--- Exercise details ---
Can you copy out the data exactly? Leave the images out.

--- Source excerpt ---
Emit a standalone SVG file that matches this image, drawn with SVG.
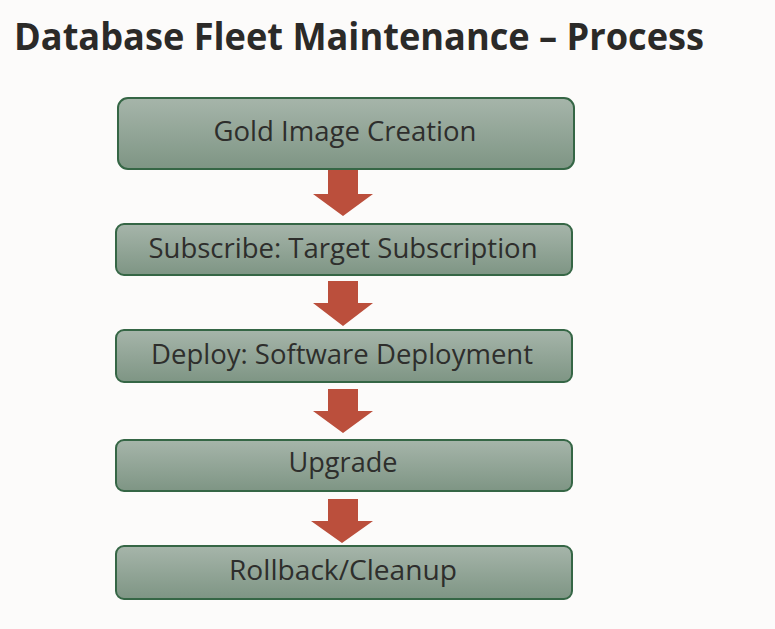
<svg xmlns="http://www.w3.org/2000/svg" width="775" height="629" viewBox="0 0 775 629">
<defs>
<linearGradient id="g" x1="0" y1="0" x2="0" y2="1">
<stop offset="0" stop-color="#a6b5aa"/>
<stop offset="1" stop-color="#7e9584"/>
</linearGradient>
<style>
.box{fill:url(#g);stroke:#356645;stroke-width:2}
.lbl{font-family:"Open Sans","Noto Sans",sans-serif;font-size:27px;fill:#2e2e2c;text-anchor:middle}
.arr{fill:#bb4f3c}
.title{font-family:"Open Sans","Noto Sans",sans-serif;font-weight:bold;font-size:38px;fill:#2b2a28}
</style>
</defs>
<rect width="775" height="629" fill="#fcfbfa"/>
<text class="title" x="14" y="50" textLength="690" lengthAdjust="spacingAndGlyphs">Database Fleet Maintenance – Process</text>
<g id="n1"><rect class="box" x="118" y="98" width="456" height="71" rx="10"/><text class="lbl" x="345" y="141" textLength="263" lengthAdjust="spacingAndGlyphs">Gold Image Creation</text></g>
<g id="n2"><rect class="box" x="116" y="224" width="456" height="51" rx="8"/><text class="lbl" x="343" y="258" textLength="389" lengthAdjust="spacingAndGlyphs">Subscribe: Target Subscription</text></g>
<g id="n3"><rect class="box" x="116" y="330" width="456" height="52" rx="8"/><text class="lbl" x="342" y="364" textLength="382" lengthAdjust="spacingAndGlyphs">Deploy: Software Deployment</text></g>
<g id="n4"><rect class="box" x="116" y="440" width="456" height="51" rx="8"/><text class="lbl" x="343" y="472" textLength="109" lengthAdjust="spacingAndGlyphs">Upgrade</text></g>
<g id="n5"><rect class="box" x="116" y="546" width="456" height="53" rx="8"/><text class="lbl" x="343" y="580" textLength="228" lengthAdjust="spacingAndGlyphs">Rollback/Cleanup</text></g>
<g id="connectors">
<polygon class="arr" points="328,170 358,170 358,194 373,194 343,216 313,194 328,194"/>
<polygon class="arr" points="328,281 358,281 358,303 373,303 343,326 313,303 328,303"/>
<polygon class="arr" points="328,389 358,389 358,411 373,411 343,433 313,411 328,411"/>
<polygon class="arr" points="328,499 358,499 358,521 373,521 342,543 311,521 328,521"/>
</g>
</svg>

--- Final result ---
Emit a standalone SVG file that matches this image, drawn with SVG.
<svg xmlns="http://www.w3.org/2000/svg" width="775" height="629" viewBox="0 0 775 629">
<defs>
<linearGradient id="g" x1="0" y1="0" x2="0" y2="1">
<stop offset="0" stop-color="#a6b5aa"/>
<stop offset="1" stop-color="#7e9584"/>
</linearGradient>
<style>
.box{fill:url(#g);stroke:#356645;stroke-width:2}
.lbl{font-family:"Open Sans","Noto Sans",sans-serif;font-size:27px;fill:#2e2e2c;text-anchor:middle}
.arr{fill:#bb4f3c}
.title{font-family:"Open Sans","Noto Sans",sans-serif;font-weight:bold;font-size:38px;fill:#2b2a28}
</style>
</defs>
<rect width="775" height="629" fill="#fcfbfa"/>
<text class="title" x="14" y="50" textLength="690" lengthAdjust="spacingAndGlyphs">Database Fleet Maintenance – Process</text>
<g id="n1"><rect class="box" x="118" y="98" width="456" height="71" rx="10"/><text class="lbl" x="345" y="141" textLength="263" lengthAdjust="spacingAndGlyphs">Gold Image Creation</text></g>
<g id="n2"><rect class="box" x="116" y="224" width="456" height="51" rx="8"/><text class="lbl" x="343" y="258" textLength="389" lengthAdjust="spacingAndGlyphs">Subscribe: Target Subscription</text></g>
<g id="n3"><rect class="box" x="116" y="330" width="456" height="52" rx="8"/><text class="lbl" x="342" y="364" textLength="382" lengthAdjust="spacingAndGlyphs">Deploy: Software Deployment</text></g>
<g id="n4"><rect class="box" x="116" y="440" width="456" height="51" rx="8"/><text class="lbl" x="343" y="472" textLength="109" lengthAdjust="spacingAndGlyphs">Upgrade</text></g>
<g id="n5"><rect class="box" x="116" y="546" width="456" height="53" rx="8"/><text class="lbl" x="343" y="580" textLength="228" lengthAdjust="spacingAndGlyphs">Rollback/Cleanup</text></g>
<g id="connectors">
<polygon class="arr" points="328,170 358,170 358,194 373,194 343,216 313,194 328,194"/>
<polygon class="arr" points="328,281 358,281 358,303 373,303 343,326 313,303 328,303"/>
<polygon class="arr" points="328,389 358,389 358,411 373,411 343,433 313,411 328,411"/>
<polygon class="arr" points="328,499 358,499 358,521 373,521 342,543 311,521 328,521"/>
</g>
</svg>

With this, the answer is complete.